Although there is no account of the call, it isn't too hard to imagine: "No, really, I'm telling you there is a snake in the ATM machine guarding the money slot. Seriously. No, I have not been drinking."
A video on YouTube shows the police officer using a baton to try to coax the undulating reptile out of the machine. A person can be heard saying, in Spanish, that bankers are getting smarter and are using snakes so people can't take their money.
Notwithstanding the officer's attempts, the snake didn't budge.
The Daily Mail said the snake was trapped by the bank-note ejection mechanism — which was apparently not designed for serpents. With some help from the bank manager, the snake was soon in a box on the way to an animal shelter to face the scales of justice.
Police speculated that the snake could have been a prank, but it could also have come into the machine from the rural area around the bank.
It is impossible to resist comparing the ATM snake crisis in Spain to the ATM and debit card fees banks have considered charging in the United States.
As the Christian Science Monitor reported in September, Bank of America was planning on charging its customers a $5 monthly fee for using their debit cards. The move by the bank was an attempt to make up for fees lost when new federal regulations, the Durbin Act, went into effect on Oct. 1. The act limited the fees the banks could charge merchants for using debit and credit cards.
Business Insider told how Molly Katchpole started an online protest against the new charges that succeeded in changing Bank of America's plans.

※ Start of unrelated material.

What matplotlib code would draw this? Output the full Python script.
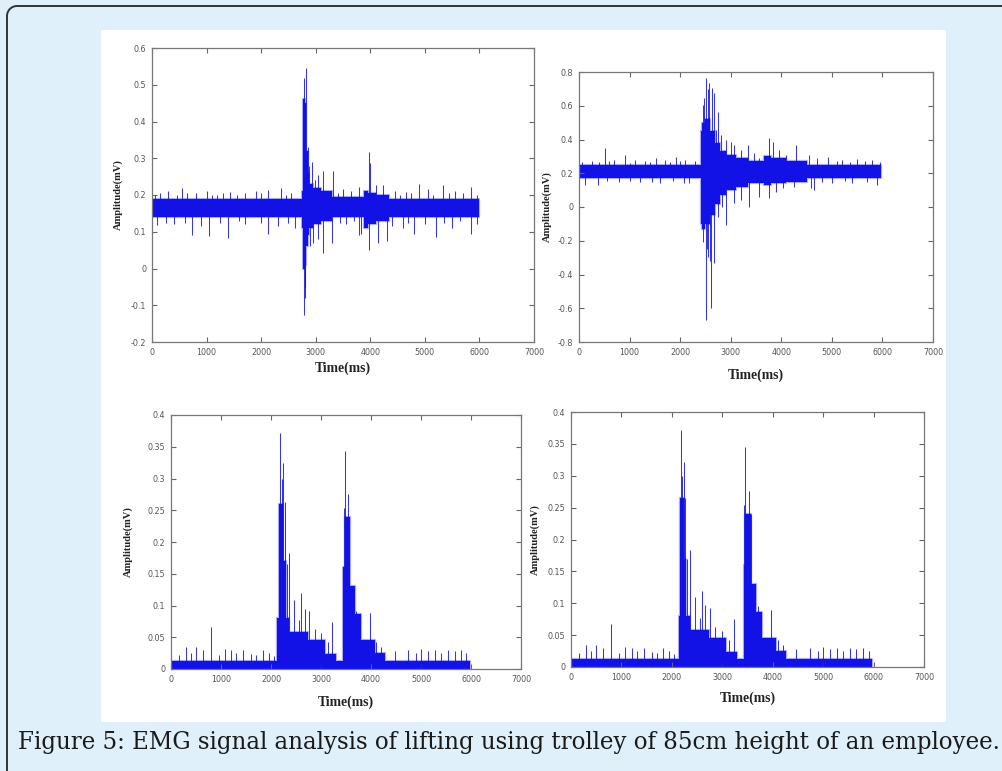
import matplotlib
matplotlib.use("Agg")
import matplotlib.pyplot as plt
from matplotlib.patches import Rectangle, Arc
from matplotlib import font_manager

# ---------------- data ----------------
# Top-left panel
tl_base = 0.165
tl_core_t = [0, 2740, 2775, 2800, 2830, 2850, 2880, 2950, 3100, 3300, 3880, 3960, 4100, 4350, 5995]
tl_core_hi = [0.19, 0.21, 0.46, 0.45, 0.32, 0.26, 0.23, 0.22, 0.21, 0.195, 0.21, 0.205, 0.20, 0.19]
tl_core_lo = [0.14, 0.11, 0.00, 0.01, 0.06, 0.09, 0.11, 0.12, 0.13, 0.14, 0.11, 0.12, 0.13, 0.14]
tl_spike_t = [554, 1426, 2127, 2370, 3790, 4899, 5326, 5844, 4106, 4229, 4655,
              150, 300, 800, 1000, 1200, 1700, 1900, 2550, 3500, 3650, 4450, 5050, 5550, 5700,
              60, 450, 650, 1100, 1300, 1550, 2000, 2450, 3400, 4550, 4750, 5150, 5450, 5950,
              2779, 2828, 2937, 3040, 3132, 3315, 2992, 3985, 4003, 2858, 2880,
              85, 725, 1048, 1395, 2127, 2614, 3802, 5204, 5844, 4808, 4594,
              400, 900, 1700, 2300, 3550, 4400, 5000, 5500, 5950,
              250, 600, 1250, 1600, 2000, 2500, 3450, 3700, 4700, 5350, 5650,
              2779, 2810, 2800, 2888, 3132, 3302, 3040, 3833, 3985, 4137, 4302, 2950]
tl_spike_v = [0.218, 0.209, 0.214, 0.218, 0.223, 0.230, 0.226, 0.223, 0.228, 0.228, 0.209,
              0.205, 0.21, 0.205, 0.21, 0.20, 0.205, 0.21, 0.205, 0.215, 0.21, 0.21, 0.215, 0.21, 0.205,
              0.20, 0.20, 0.205, 0.20, 0.205, 0.20, 0.205, 0.20, 0.205, 0.20, 0.205, 0.20, 0.205, 0.20,
              0.518, 0.545, 0.291, 0.255, 0.264, 0.264, 0.24, 0.318, 0.287, 0.33, 0.28,
              0.118, 0.092, 0.088, 0.082, 0.095, 0.109, 0.091, 0.087, 0.095, 0.095, 0.109,
              0.12, 0.115, 0.12, 0.115, 0.12, 0.115, 0.12, 0.11, 0.12,
              0.125, 0.125, 0.125, 0.13, 0.125, 0.125, 0.125, 0.13, 0.125, 0.125, 0.13,
              -0.127, -0.079, -0.05, 0.06, 0.041, 0.069, 0.08, 0.095, 0.05, 0.07, 0.075, 0.07]

# Top-right panel
tr_base = 0.21
tr_core_t = [0, 2420, 2440, 2500, 2600, 2680, 2780, 2900, 3100, 3350, 3650, 3800, 4100, 4500, 5980]
tr_core_hi = [0.25, 0.45, 0.50, 0.52, 0.45, 0.38, 0.33, 0.31, 0.29, 0.27, 0.30, 0.29, 0.27, 0.25]
tr_core_lo = [0.17, -0.10, -0.13, -0.10, -0.05, 0.02, 0.07, 0.10, 0.12, 0.14, 0.13, 0.14, 0.15, 0.17]
tr_spike_t = [518, 900, 1526, 1921, 250, 700, 1100, 1300, 1700, 2100, 2300,
              60, 400, 600, 1000, 1400, 1800, 2000, 5100, 5350, 5650, 5950,
              2448, 2481, 2514, 2560, 2580, 2633, 2666, 2712, 2745, 2811, 2909, 3008, 3074,
              3206, 3338, 3469, 3568, 3766, 3831, 3963, 4292, 4556, 4918, 5200, 5500, 5800, 4700, 4100,
              110, 374, 2086, 2185, 800, 1200, 1600, 5000, 5400, 5900,
              550, 1000, 1450, 1850, 4800, 5250, 5700,
              2448, 2514, 2560, 2613, 2679, 2530, 2590, 2745, 2909, 3074, 3206, 3370, 3568,
              3766, 3897, 4029, 4260, 4589, 4655, 2820]
tr_spike_v = [0.348, 0.308, 0.288, 0.298, 0.27, 0.28, 0.28, 0.275, 0.28, 0.28, 0.27,
              0.265, 0.265, 0.27, 0.26, 0.265, 0.265, 0.27, 0.27, 0.265, 0.27, 0.265,
              0.605, 0.644, 0.762, 0.70, 0.733, 0.703, 0.674, 0.456, 0.56, 0.427, 0.40, 0.387, 0.368,
              0.338, 0.368, 0.318, 0.288, 0.407, 0.387, 0.338, 0.368, 0.308, 0.298, 0.28, 0.285, 0.28, 0.29, 0.31,
              0.13, 0.13, 0.144, 0.14, 0.15, 0.15, 0.145, 0.14, 0.145, 0.13,
              0.155, 0.155, 0.15, 0.155, 0.15, 0.155, 0.15,
              -0.205, -0.670, -0.294, -0.600, -0.334, -0.25, -0.32, -0.057, -0.107, 0.022, 0.042, 0.002, 0.062,
              0.052, 0.091, 0.111, 0.121, 0.111, 0.101, 0.0]

# Bottom-left panel
bl_base = 0.0
bl_core_t = [0, 2120, 2150, 2240, 2290, 2350, 2740, 3070, 3300, 3440, 3470, 3570, 3670, 3800, 4070, 4270, 5975]
bl_core_hi = [0.012, 0.08, 0.26, 0.17, 0.08, 0.058, 0.045, 0.024, 0.012, 0.16, 0.24, 0.13, 0.087, 0.046, 0.025, 0.013]
bl_spike_t = [307, 507, 640, 793, 1073, 1207, 1440, 1607, 1840, 150, 400, 950, 1300, 1700, 1950, 2050,
              2187, 2240, 2210, 2270, 2353, 2320, 2460, 2607, 2553, 2673, 2753, 2873, 3007, 3220, 3140,
              3473, 3547, 3560, 3453, 3640, 3707, 3773, 3987, 3907, 4107, 4207,
              4473, 4740, 4907, 5007, 5140, 5273, 5407, 5540, 5673, 5807, 5907]
bl_spike_v = [0.035, 0.035, 0.030, 0.066, 0.032, 0.030, 0.030, 0.024, 0.030, 0.022, 0.025, 0.022, 0.025, 0.022, 0.025, 0.020,
              0.372, 0.324, 0.30, 0.263, 0.183, 0.166, 0.108, 0.119, 0.077, 0.095, 0.092, 0.063, 0.056, 0.074, 0.043,
              0.344, 0.275, 0.24, 0.253, 0.119, 0.092, 0.074, 0.088, 0.045, 0.043, 0.035,
              0.028, 0.030, 0.025, 0.032, 0.028, 0.030, 0.025, 0.030, 0.028, 0.030, 0.025]

# Bottom-right panel
br_base = 0.0
br_core_t = [0, 2135, 2160, 2240, 2290, 2350, 2740, 3070, 3300, 3430, 3460, 3560, 3660, 3790, 4060, 4260, 5970]
br_core_hi = [0.012, 0.08, 0.265, 0.17, 0.08, 0.058, 0.045, 0.024, 0.012, 0.16, 0.24, 0.13, 0.087, 0.046, 0.025, 0.013]
br_spike_t = [300, 500, 640, 787, 1070, 1200, 1440, 1600, 1830, 150, 400, 950, 1300, 1700, 1950, 2050,
              2188, 2235, 2210, 2270, 2353, 2300, 2453, 2598, 2550, 2650, 2750, 2849, 3000, 3226, 3140,
              3457, 3530, 3560, 3430, 3630, 3700, 3770, 3973, 3900, 4100, 4200,
              4470, 4730, 4900, 5000, 5130, 5270, 5400, 5530, 5660, 5800, 5900]
br_spike_v = [0.035, 0.035, 0.030, 0.067, 0.032, 0.030, 0.030, 0.024, 0.030, 0.022, 0.025, 0.022, 0.025, 0.022, 0.025, 0.020,
              0.372, 0.322, 0.30, 0.265, 0.183, 0.17, 0.11, 0.119, 0.077, 0.098, 0.092, 0.063, 0.056, 0.076, 0.043,
              0.345, 0.276, 0.24, 0.254, 0.119, 0.095, 0.074, 0.089, 0.045, 0.043, 0.035,
              0.028, 0.030, 0.025, 0.032, 0.028, 0.030, 0.025, 0.030, 0.028, 0.030, 0.025]

x_ticks = [0, 1000, 2000, 3000, 4000, 5000, 6000, 7000]
tl_yticks = [-0.2, -0.1, 0, 0.1, 0.2, 0.3, 0.4, 0.5, 0.6]
tr_yticks = [-0.8, -0.6, -0.4, -0.2, 0, 0.2, 0.4, 0.6, 0.8]
b_yticks = [0, 0.05, 0.1, 0.15, 0.2, 0.25, 0.3, 0.35, 0.4]

caption = "Figure 5: EMG signal analysis of lifting using trolley of 85cm height of an employee."

# ---------------- figure ----------------
W, H = 1002, 771
BLUE = "#1212e6"
fig = plt.figure(figsize=(W / 100, H / 100), dpi=100)
fig.patch.set_facecolor("#dff0fb")

# background overlay in pixel coordinates (y measured downward from the top)
bg = fig.add_axes([0, 0, 1, 1], zorder=-5)
bg.set_xlim(0, W)
bg.set_ylim(H, 0)
bg.axis("off")
R = 10
EDGE = "#333333"
bg.plot([7, 7], [6 + R, H + 5], color=EDGE, linewidth=1.4, solid_capstyle="butt")
bg.plot([7 + R, W + 5], [6, 6], color=EDGE, linewidth=1.4, solid_capstyle="butt")
bg.add_patch(Arc((7 + R, 6 + R), 2 * R, 2 * R, theta1=180, theta2=270, color=EDGE, linewidth=1.4))
bg.add_patch(Rectangle((101, 30), 845, 692, facecolor="white", edgecolor="none"))


def px_axes(x0, y0, x1, y1):
    return fig.add_axes([x0 / W, 1 - y1 / H, (x1 - x0) / W, (y1 - y0) / H])


def draw(ax, core_t, core_hi, core_lo, base, sp_t, sp_v, ylim, yticks, ylab_x, xlab_y):
    ax.fill_between(core_t, core_lo + [core_lo[-1]], core_hi + [core_hi[-1]], step="post",
                    facecolor=BLUE, edgecolor=(0.07, 0.07, 0.9, 0.35), linewidth=1.6)
    ax.vlines(sp_t, base, sp_v, color=BLUE, linewidth=0.75, alpha=0.85)
    ax.set_xlim(0, 7000)
    ax.set_ylim(*ylim)
    ax.set_xticks(x_ticks)
    ax.set_xticklabels([f"{v:g}" for v in x_ticks])
    ax.set_yticks(yticks)
    ax.set_yticklabels([f"{v:g}" for v in yticks])
    ax.tick_params(direction="in", top=True, right=True, length=3.5, width=0.8,
                   color="#666666", labelsize=5.8, labelcolor="#555555", pad=4)
    for s in ax.spines.values():
        s.set_color("#777777")
        s.set_linewidth(0.9)
    ax.set_xlabel("Time(ms)", fontfamily="Liberation Serif", fontweight="bold", fontsize=9.8,
                  color="#222222")
    ax.set_ylabel("Amplitude(mV)", fontfamily="Liberation Serif", fontweight="bold", fontsize=7.6,
                  color="#222222")
    ax.xaxis.set_label_coords(0.5, xlab_y)
    ax.yaxis.set_label_coords(ylab_x, 0.5)
    ax.xaxis.label.set_va("center")
    ax.yaxis.label.set_va("center")


ax1 = px_axes(152, 48, 534, 342)
draw(ax1, tl_core_t, tl_core_hi, tl_core_lo, tl_base, tl_spike_t, tl_spike_v,
     (-0.2, 0.6), tl_yticks, -0.089, -0.088)

ax2 = px_axes(579, 72, 933, 342)
draw(ax2, tr_core_t, tr_core_hi, tr_core_lo, tr_base, tr_spike_t, tr_spike_v,
     (-0.8, 0.8), tr_yticks, -0.091, -0.122)

ax3 = px_axes(171, 415, 521, 669)
draw(ax3, bl_core_t, bl_core_hi, [0.0] * len(bl_core_hi), bl_base, bl_spike_t, bl_spike_v,
     (0, 0.4), b_yticks, -0.122, -0.129)

ax4 = px_axes(571, 412, 924, 667)
draw(ax4, br_core_t, br_core_hi, [0.0] * len(br_core_hi), br_base, br_spike_t, br_spike_v,
     (0, 0.4), b_yticks, -0.102, -0.122)

# caption: prefer a condensed serif if available, fit width to the reference span
cap_family = "Liberation Serif"
cap_stretch = "normal"
try:
    fp = font_manager.FontProperties(family="DejaVu Serif", stretch="condensed")
    path = font_manager.findfont(fp, fallback_to_default=False)
    if "Condensed" in path:
        cap_family, cap_stretch = "DejaVu Serif", "condensed"
except Exception:
    pass

cap = fig.text(509 / W, 1 - 742 / H, caption, ha="center", va="center",
               fontfamily=cap_family, fontstretch=cap_stretch, fontsize=18, color="#1a1a1a")
renderer = fig.canvas.get_renderer()
wpx = cap.get_window_extent(renderer).width
cap.set_fontsize(18 * 982.0 / wpx)

fig.savefig("out.png", dpi=100, facecolor=fig.get_facecolor())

But with prospects of the regulations costing around $8 billion annually, Business Insider reported the banks are looking for other ways to make up for the lost revenue — such as adding fees to PIN and signature transactions, reducing rewards programs — but few banks have implemented their plans. As an article in the Financial Post points out, "People are still upset over the bank bailouts and feel that the banks owe them something in return; picking their wallets was not what they had in mind."
No bank announced any plans involving snakes. Yet.